Todas esas «intervenciones estratégicas» promovidas, organizadas, patrocinadas y publicitadas de modo escenográfico por las autoridades locales (y también regionales y estatales) con la excusa de colocar a su ciudad en buena posición ante la reorganización espacial de la nueva división internacional del trabajo y la exacerbación de la competencia entre las diferentes urbes no se han traducido sino en un aumento de la segregación socioespacial y de los costes sociales reales para la mayoría.
La transformación operada en ciudades como Bilbao y Donostia no es, en realidad, sino copia de lo realizado en otras urbes y espejo de los efectos perversos de la mundialización y de la metropolización: creciente polarización social, pobreza estructural, precariedad, fragmentación, ocultación de la miseria... Y, sin embargo, el pérfido uso del lenguaje por parte de las autoridades y la permanente repetición propagandística y mediática de ciertas palabras fetiche han logrado la penetración en el imaginario social de una ciudad que, transformada en «ciudad-vitrina», en «ciudad-espectáculo», ha dejado de ser un lugar público de sociabilidad, de vida en comunidad, de trabajo y de lucha solidaria: el vecino se ha convertido en mirón, en paseante, en individuo desconfiado que, encima, se siente y actúa como propietario de esos espectaculares equipamientos, de esos bancos que en base al robo se han adueñado de los mejores locales, de esos instrumentos de colonización que son los museos franquiciados o de esas calles peatonales de las que en realidad le han expulsado pues han dejado de ser públicas.

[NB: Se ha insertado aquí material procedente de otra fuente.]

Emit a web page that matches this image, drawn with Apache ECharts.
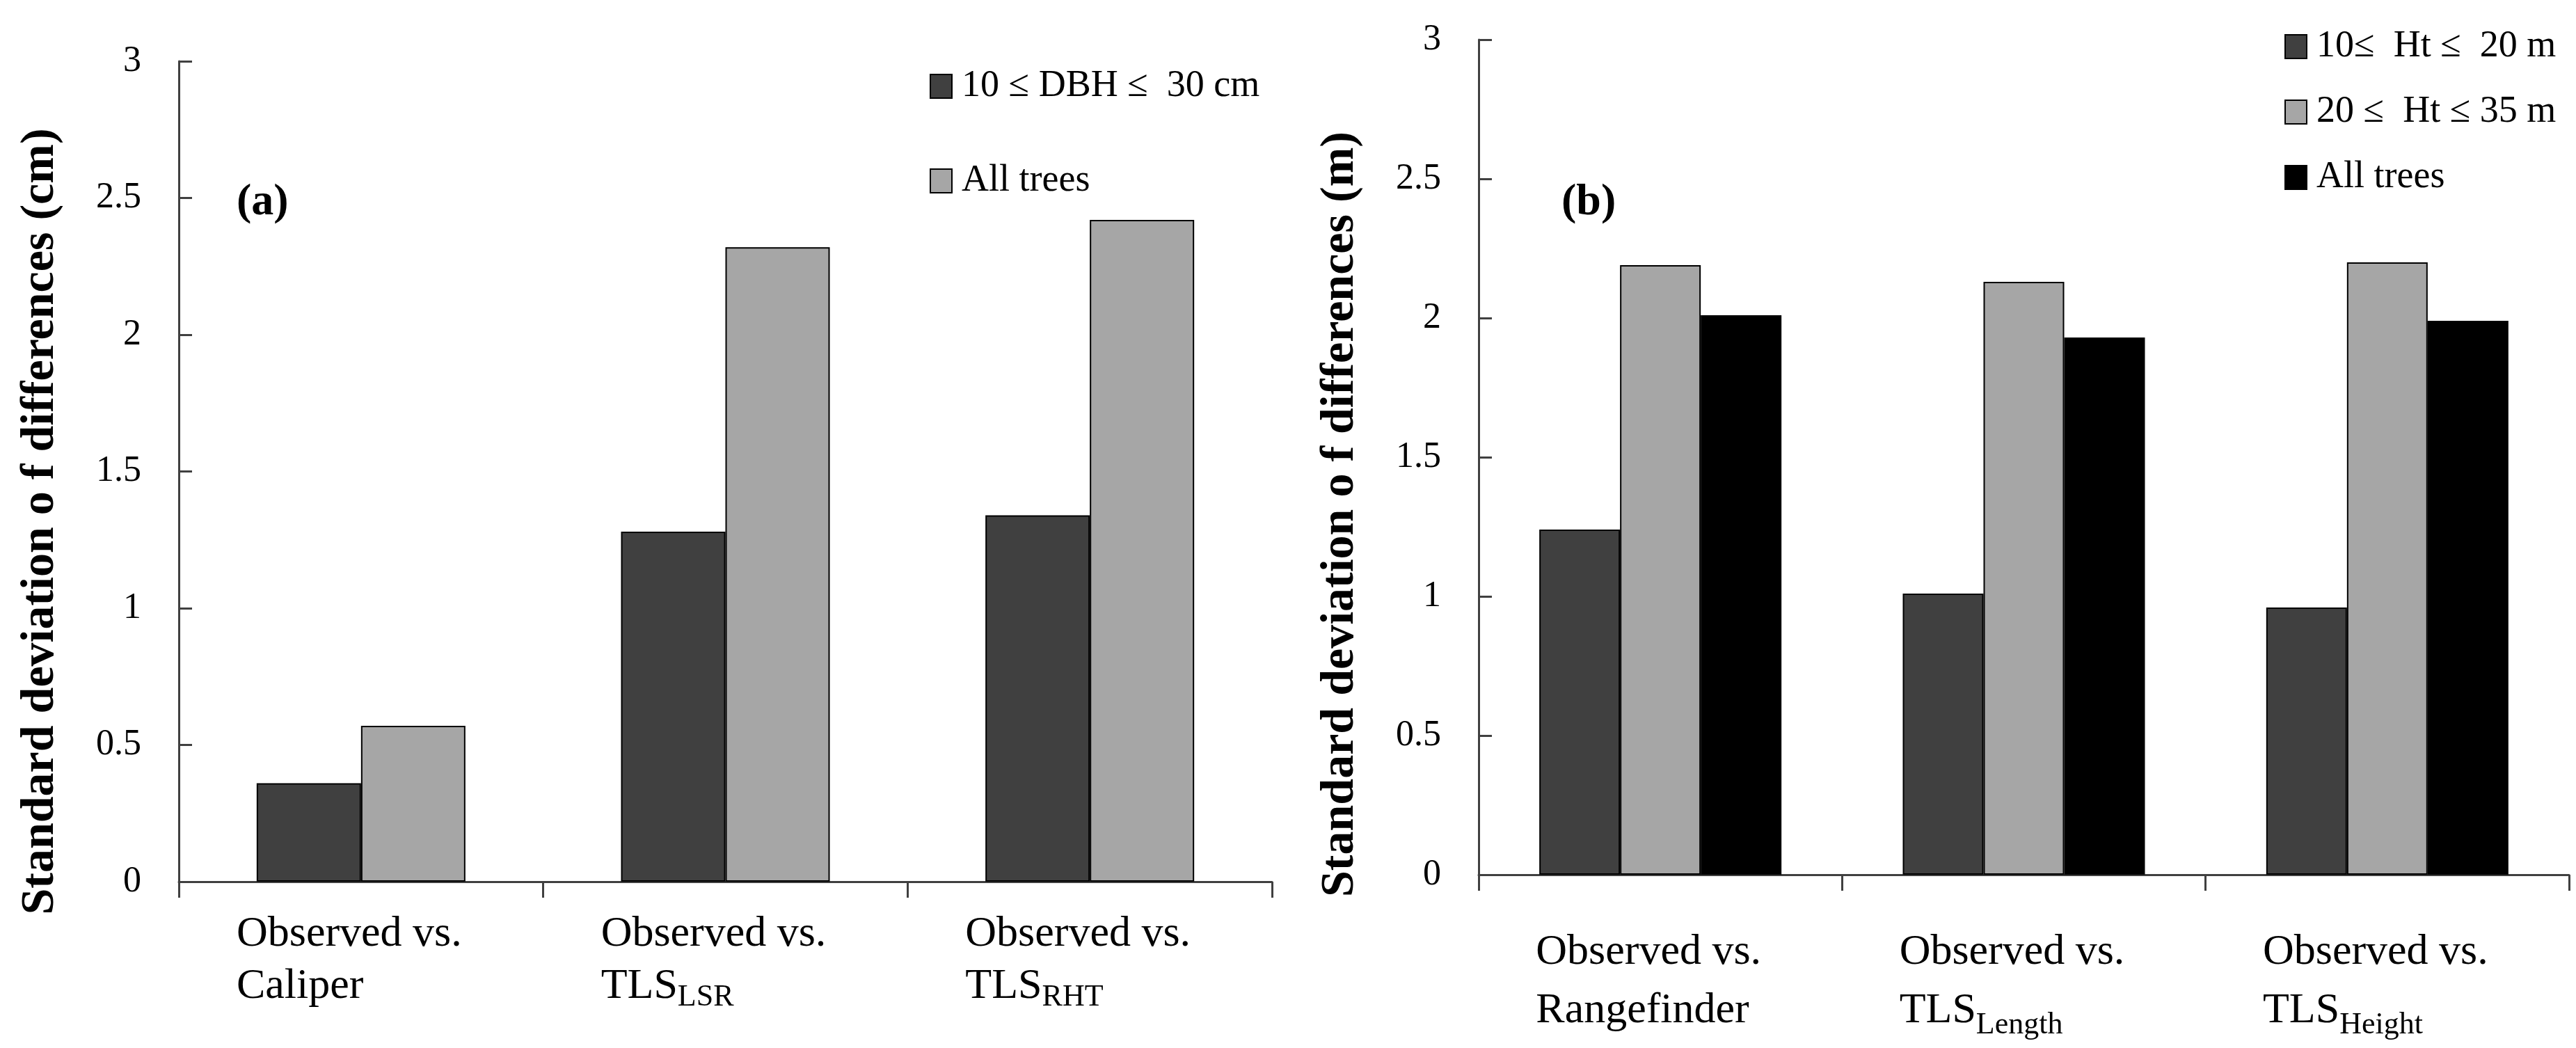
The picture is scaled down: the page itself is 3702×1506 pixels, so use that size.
<!DOCTYPE html>
<html>
<head>
<meta charset="utf-8">
<script src="https://cdn.jsdelivr.net/npm/echarts@6/dist/echarts.min.js"></script>
<style>
  html, body { margin: 0; padding: 0; background: #fff; }
  #chart { width: 3702px; height: 1506px; }
</style>
</head>
<body>
<div id="chart"></div>
<script>
// panel (a): DBH
const dbhCategories = ['Observed vs.\nCaliper', 'Observed vs.\nTLS_LSR', 'Observed vs.\nTLS_RHT']
const dbhSmall = [0.36, 1.28, 1.34]
const dbhAll = [0.57, 2.32, 2.42]

// panel (b): height
const htCategories = ['Observed vs.\nRangefinder', 'Observed vs.\nTLS_Length', 'Observed vs.\nTLS_Height']
const htSmall = [1.24, 1.01, 0.96]
const htTall = [2.19, 2.13, 2.20]
const htAll = [2.01, 1.93, 1.99]

const yMin = 0
const yMax = 3
const yStep = 0.5

const serif = '"Liberation Serif", "Times New Roman", serif'
const axisColor = '#404040'
const darkGray = '#404040'
const lightGray = '#a6a6a6'
const black = '#000000'

// "TLS_LSR" -> TLS with subscript LSR
function catLabel (value) {
  return value.split('\n').map(line => {
    const parts = line.split('_')
    return '{t|' + parts[0] + '}' + (parts[1] ? '{s|' + parts[1] + '}' : '')
  }).join('\n')
}

function xAxis (gridIndex, categories, margin, lineHeight) {
  return {
    type: 'category',
    gridIndex,
    data: categories,
    axisLine: { show: true, lineStyle: { color: axisColor, width: 3 } },
    axisTick: { show: true, length: 23, lineStyle: { color: axisColor, width: 3 } },
    splitLine: { show: false },
    axisLabel: {
      interval: 0,
      margin,
      formatter: catLabel,
      align: 'center',
      padding: [0, 34, 0, 0],
      rich: {
        t: { fontFamily: serif, fontSize: 62, lineHeight, color: '#000', align: 'left' },
        s: { fontFamily: serif, fontSize: 44, lineHeight: 44, color: '#000', align: 'left', verticalAlign: 'bottom' }
      }
    }
  }
}

// shift is how far the rotated title sits below the middle of the axis
function yAxis (gridIndex, name, shift) {
  return {
    type: 'value',
    gridIndex,
    min: yMin,
    max: yMax,
    interval: yStep,
    axisLine: { show: true, lineStyle: { color: axisColor, width: 3 } },
    axisTick: { show: true, inside: true, length: 19, lineStyle: { color: axisColor, width: 3 } },
    splitLine: { show: false },
    axisLabel: { fontFamily: serif, fontSize: 52, color: '#000', margin: 54 },
    name,
    nameLocation: 'middle',
    nameRotate: 90,
    nameGap: 165,
    nameTextStyle: { fontFamily: serif, fontWeight: 'bold', fontSize: 68, color: '#000', padding: [0, shift * 2, 0, 0] }
  }
}

function bar (name, data, color, idx, width) {
  return {
    type: 'bar',
    name,
    data,
    xAxisIndex: idx,
    yAxisIndex: idx,
    barWidth: width,
    barGap: '0%',
    itemStyle: { color, borderColor: '#000', borderWidth: 2 },
    emphasis: { disabled: true }
  }
}

function legendItem (name, color) {
  return { name, itemStyle: { color, borderColor: '#000', borderWidth: 2 } }
}

const mychart = echarts.init(document.getElementById('chart'))

mychart.setOption({
  animation: false,
  backgroundColor: '#fff',
  title: [
    { text: '(a)', left: 340, top: 259, padding: 0, textStyle: { fontFamily: serif, fontWeight: 'bold', fontSize: 64, color: '#000' } },
    { text: '(b)', left: 2244, top: 259, padding: 0, textStyle: { fontFamily: serif, fontWeight: 'bold', fontSize: 64, color: '#000' } }
  ],
  legend: [
    {
      orient: 'vertical', left: 1336, top: 97, padding: 0,
      itemWidth: 31, itemHeight: 34, itemGap: 82,
      icon: 'rect',
      textStyle: { fontFamily: serif, fontSize: 54, lineHeight: 40, color: '#000', padding: [0, 0, 0, 9] },
      data: [legendItem('10 ≤ DBH ≤  30 cm', darkGray), legendItem('All trees', lightGray)]
    },
    {
      orient: 'vertical', left: 3283, top: 40, padding: 0,
      itemWidth: 31, itemHeight: 34, itemGap: 40,
      icon: 'rect',
      textStyle: { fontFamily: serif, fontSize: 54, lineHeight: 40, color: '#000', padding: [0, 0, 0, 9] },
      data: [legendItem('10≤  Ht ≤  20 m', darkGray), legendItem('20 ≤  Ht ≤ 35 m', lightGray), legendItem('All trees', black)]
    }
  ],
  grid: [
    { left: 257, top: 88, width: 1571, height: 1179 },
    { left: 2125, top: 57, width: 1567, height: 1200 }
  ],
  xAxis: [xAxis(0, dbhCategories, 38, 75), xAxis(1, htCategories, 70, 84)],
  yAxis: [
    yAxis(0, 'Standard deviation o f differences (cm)', 72),
    yAxis(1, 'Standard deviation o f differences (m)', 82)
  ],
  series: [
    bar('10 ≤ DBH ≤  30 cm', dbhSmall, darkGray, 0, 150),
    bar('All trees', dbhAll, lightGray, 0, 150),
    bar('10≤  Ht ≤  20 m', htSmall, darkGray, 1, 116),
    bar('20 ≤  Ht ≤ 35 m', htTall, lightGray, 1, 116),
    bar('All trees', htAll, black, 1, 116)
  ]
})
</script>
</body>
</html>
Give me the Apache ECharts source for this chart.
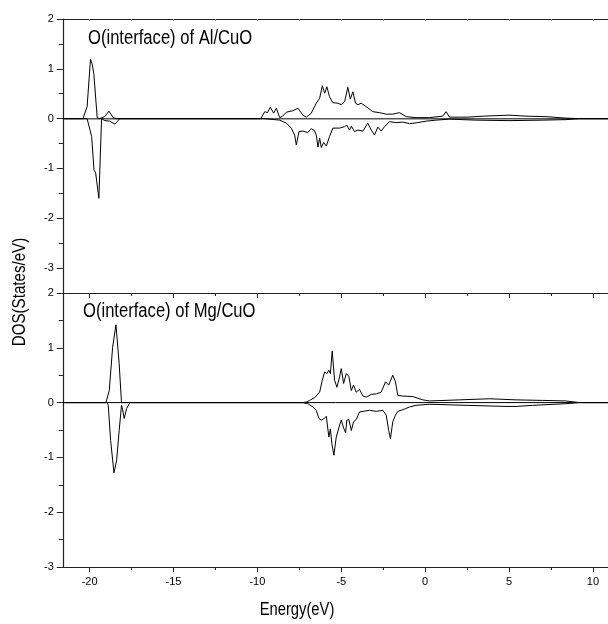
<!DOCTYPE html>
<html>
<head>
<meta charset="utf-8">
<script src="https://cdn.jsdelivr.net/npm/echarts@6/dist/echarts.min.js"></script>
<style>html,body{margin:0;padding:0;background:#fff}#c{width:608px;height:624px}</style>
</head>
<body>
<div id="c"></div>
<script>
// ---- Data ----
var xTickLabels = [-20, -15, -10, -5, 0, 5, 10];
var xMinorTicks = [-17.5, -12.5, -7.5, -2.5, 2.5, 7.5];
var yTickLabels = [-3, -2, -1, 0, 1, 2];
var yMinorTicks = [-2.5, -1.5, -0.5, 0.5, 1.5];

var alUpE = [-21.6,-20.4,-20.15,-19.95,-19.85,-19.75,-19.55,-19.4,-19.1,-18.85,-18.6,-18.4,-9.8,-9.56,-9.4,-9.23,-9.03,-8.87,-8.67,-8.5,-8.27,-7.88,-7.58,-7.29,-7.08,-6.79,-6.49,-6.29,-6.13,-5.99,-5.86,-5.7,-5.5,-5.2,-5.0,-4.8,-4.61,-4.46,-4.31,-4.15,-4.01,-3.81,-3.51,-3.12,-2.72,-2.32,-1.93,-1.53,-1.13,-0.54,0.26,1.05,1.25,1.45,2.5,3.5,5.0,6.0,7.2,8.39,9.2,10.9];
var alUpV = [0,0,0.24,1.19,1.1,0.9,0.02,0,0.04,0.15,0.02,0,0,0.14,0.12,0.23,0.11,0.21,0.02,0.05,0.13,0.16,0.21,0.07,0.03,0.11,0.31,0.41,0.66,0.51,0.64,0.44,0.32,0.31,0.28,0.34,0.63,0.39,0.54,0.31,0.28,0.31,0.24,0.14,0.12,0.09,0.09,0.12,0.04,0.02,0.02,0.05,0.14,0.03,0.03,0.05,0.07,0.05,0.04,0.01,0,0];

var alDownE = [-21.6,-20.15,-19.88,-19.74,-19.64,-19.58,-19.45,-19.29,-19.09,-18.8,-18.49,-18.2,-9.6,-8.67,-8.27,-7.98,-7.78,-7.68,-7.52,-7.29,-7.0,-6.79,-6.6,-6.49,-6.39,-6.29,-6.19,-6.05,-5.89,-5.7,-5.5,-5.1,-4.8,-4.67,-4.51,-4.4,-4.21,-4.01,-3.71,-3.42,-3.21,-3.02,-2.82,-2.62,-2.42,-2.13,-1.73,-1.33,-0.93,-0.44,0.06,0.65,1.45,3.0,5.0,7.0,8.4,9.2,10.9];
var alDownV = [0,0,-0.36,-1.03,-1.09,-1.06,-1.6,0,-0.04,-0.05,-0.11,0,0,-0.03,-0.09,-0.19,-0.33,-0.53,-0.26,-0.25,-0.28,-0.2,-0.24,-0.33,-0.57,-0.39,-0.58,-0.48,-0.55,-0.36,-0.19,-0.19,-0.16,-0.13,-0.23,-0.15,-0.26,-0.23,-0.25,-0.09,-0.23,-0.33,-0.17,-0.25,-0.16,-0.06,-0.08,-0.07,-0.1,-0.08,-0.05,-0.03,-0.01,-0.03,-0.04,-0.03,-0.02,0,0];

var mgUpE = [-21.6,-19.03,-18.83,-18.63,-18.43,-18.24,-18.1,-7.3,-7.08,-6.89,-6.59,-6.29,-6.13,-5.99,-5.86,-5.74,-5.65,-5.54,-5.4,-5.26,-5.1,-5.0,-4.86,-4.7,-4.55,-4.4,-4.27,-4.11,-3.91,-3.71,-3.51,-3.21,-2.92,-2.62,-2.36,-2.17,-1.93,-1.77,-1.63,-1.33,-0.74,-0.14,0.26,2.04,3.83,5.42,7.0,8.39,9.18,10.9];
var mgUpV = [0,0,0.22,1.01,1.42,0.71,0,0,0.01,0.04,0.09,0.19,0.41,0.56,0.53,0.59,0.53,0.94,0.41,0.28,0.47,0.62,0.35,0.53,0.48,0.22,0.32,0.19,0.24,0.12,0.1,0.15,0.16,0.19,0.38,0.32,0.5,0.38,0.13,0.12,0.11,0.05,0.03,0.05,0.07,0.05,0.04,0.03,0,0];

var mgDownE = [-21.6,-18.95,-18.89,-18.75,-18.55,-18.39,-18.24,-18.1,-18.04,-17.94,-17.8,-17.6,-7.3,-6.99,-6.69,-6.49,-6.33,-6.19,-6.05,-5.89,-5.74,-5.65,-5.56,-5.44,-5.3,-5.1,-5.0,-4.86,-4.74,-4.67,-4.55,-4.4,-4.27,-4.11,-3.91,-3.71,-3.31,-2.92,-2.52,-2.32,-2.17,-2.07,-1.93,-1.77,-1.63,-1.43,-1.17,-0.93,-0.54,0.26,2.44,4.82,5.42,6.4,8.39,9.18,10.9];
var mgDownV = [0,0,-0.05,-0.69,-1.28,-1.05,-0.51,-0.05,-0.12,-0.29,-0.11,0,0,-0.02,-0.08,-0.14,-0.29,-0.32,-0.3,-0.25,-0.63,-0.48,-0.75,-0.96,-0.63,-0.41,-0.32,-0.46,-0.55,-0.32,-0.31,-0.51,-0.35,-0.31,-0.17,-0.16,-0.14,-0.16,-0.14,-0.23,-0.51,-0.66,-0.35,-0.23,-0.16,-0.14,-0.11,-0.08,-0.05,-0.03,-0.05,-0.07,-0.07,-0.05,-0.02,0,0];

var panelLabels = ['O(interface) of Al/CuO', 'O(interface) of Mg/CuO'];
var xName = 'Energy(eV)';
var yName = 'DOS(States/eV)';

// ---- Chart ----
function zip(a, b) { return a.map(function (x, i) { return [x, b[i]]; }); }
var FONT = '"Liberation Sans", Arial, sans-serif';
var AX = '#222';
var XMIN = -21.6, XMAX = 10.9;

function xAxes(gi, showLabels) {
  return [
    { gridIndex: gi, type: 'value', min: XMIN, max: XMAX, position: 'bottom',
      axisLine: { show: true, onZero: false, lineStyle: { color: AX, width: 1.2 } },
      axisTick: { show: true, inside: false, length: 5, customValues: xTickLabels, lineStyle: { color: AX } },
      axisLabel: { show: showLabels, customValues: xTickLabels, margin: 9, color: '#000', fontSize: 11, fontFamily: FONT },
      splitLine: { show: false } },
    { gridIndex: gi, type: 'value', min: XMIN, max: XMAX, position: 'bottom', offset: 0,
      axisLine: { show: false, onZero: false },
      axisTick: { show: true, inside: false, length: 3, customValues: xMinorTicks, lineStyle: { color: AX } },
      axisLabel: { show: false }, splitLine: { show: false } },
    { gridIndex: gi, type: 'value', min: XMIN, max: XMAX, position: 'top', offset: 0,
      axisLine: { show: gi === 0, onZero: false, lineStyle: { color: AX, width: 1.2 } },
      axisTick: { show: gi === 0, inside: true, length: 2, customValues: xTickLabels.concat(xMinorTicks), lineStyle: { color: '#999' } },
      axisLabel: { show: false }, splitLine: { show: false } }
  ];
}
function yAxes(gi, ymin) {
  return [
    { gridIndex: gi, type: 'value', min: ymin, max: 2, position: 'left',
      axisLine: { show: true, onZero: false, lineStyle: { color: AX, width: 1.2 } },
      axisTick: { show: true, inside: false, length: 6, customValues: yTickLabels, lineStyle: { color: AX } },
      axisLabel: { show: true, customValues: yTickLabels, margin: 9, color: '#000', fontSize: 11, fontFamily: FONT },
      splitLine: { show: false } },
    { gridIndex: gi, type: 'value', min: ymin, max: 2, position: 'left', offset: 0,
      axisLine: { show: false, onZero: false },
      axisTick: { show: true, inside: false, length: 4, customValues: yMinorTicks, lineStyle: { color: AX } },
      axisLabel: { show: false }, splitLine: { show: false } }
  ];
}
function line(name, xi, yi, data) {
  return { name: name, type: 'line', xAxisIndex: xi, yAxisIndex: yi, data: data,
    showSymbol: false, symbol: 'none', smooth: false, animation: false,
    lineStyle: { color: '#000', width: 1 }, z: 3 };
}
function zeroLine(xi, yi, color, width) {
  return { type: 'line', xAxisIndex: xi, yAxisIndex: yi, data: [[XMIN, 0], [XMAX, 0]],
    showSymbol: false, symbol: 'none', animation: false, silent: true,
    lineStyle: { color: color, width: width }, z: 2 };
}

var chart = echarts.init(document.getElementById('c'), null, { renderer: 'canvas' });
chart.setOption({
  animation: false,
  backgroundColor: '#fff',
  grid: [
    { left: 62.8, width: 546, top: 19, height: 274 },
    { left: 62.8, width: 546, top: 293, height: 274 }
  ],
  xAxis: xAxes(0, false).concat(xAxes(1, true)),
  yAxis: yAxes(0, -3.5).concat(yAxes(1, -3)),
  series: [
    zeroLine(0, 0, '#555', 1.5),
    line('Al up', 0, 0, zip(alUpE, alUpV)),
    line('Al down', 0, 0, zip(alDownE, alDownV)),
    zeroLine(3, 2, '#000', 1),
    line('Mg up', 3, 2, zip(mgUpE, mgUpV)),
    line('Mg down', 3, 2, zip(mgDownE, mgDownV))
  ],
  graphic: [
    { type: 'text', x: 88, y: 38, scaleX: 0.83, style: { text: panelLabels[0], fontSize: 20, fontFamily: FONT, fill: '#000', textAlign: 'left', textVerticalAlign: 'middle' } },
    { type: 'text', x: 83, y: 311, scaleX: 0.83, style: { text: panelLabels[1], fontSize: 20, fontFamily: FONT, fill: '#000', textAlign: 'left', textVerticalAlign: 'middle' } },
    { type: 'text', x: 297, y: 610, scaleX: 0.82, style: { text: xName, fontSize: 18, fontFamily: FONT, fill: '#000', textAlign: 'center', textVerticalAlign: 'middle' } },
    { type: 'text', x: 20, y: 292, rotation: Math.PI / 2, scaleX: 0.84, style: { text: yName, fontSize: 18, fontFamily: FONT, fill: '#000', textAlign: 'center', textVerticalAlign: 'middle' } }
  ]
});
</script>
</body>
</html>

Cuando a «la bañera» le llaman waterboarding, a la tortura «técnicas severas de interrogatorio», a la reestructuración capitalista de las ciudades «renacimiento urbano», a las organizaciones subvencionadas básicamente con dinero público «organizaciones no gubernamentales», al aumento de los activos en el mercado de trabajo (al aumento del ejército de reserva) «alargar hasta los 70 la edad voluntaria de jubilación»... y esa prostitución del lenguaje no nos altera, es que algo grave nos pasa.
Aprendamos a llamar a las cosas por su nombre. Es un sanísimo ejercicio.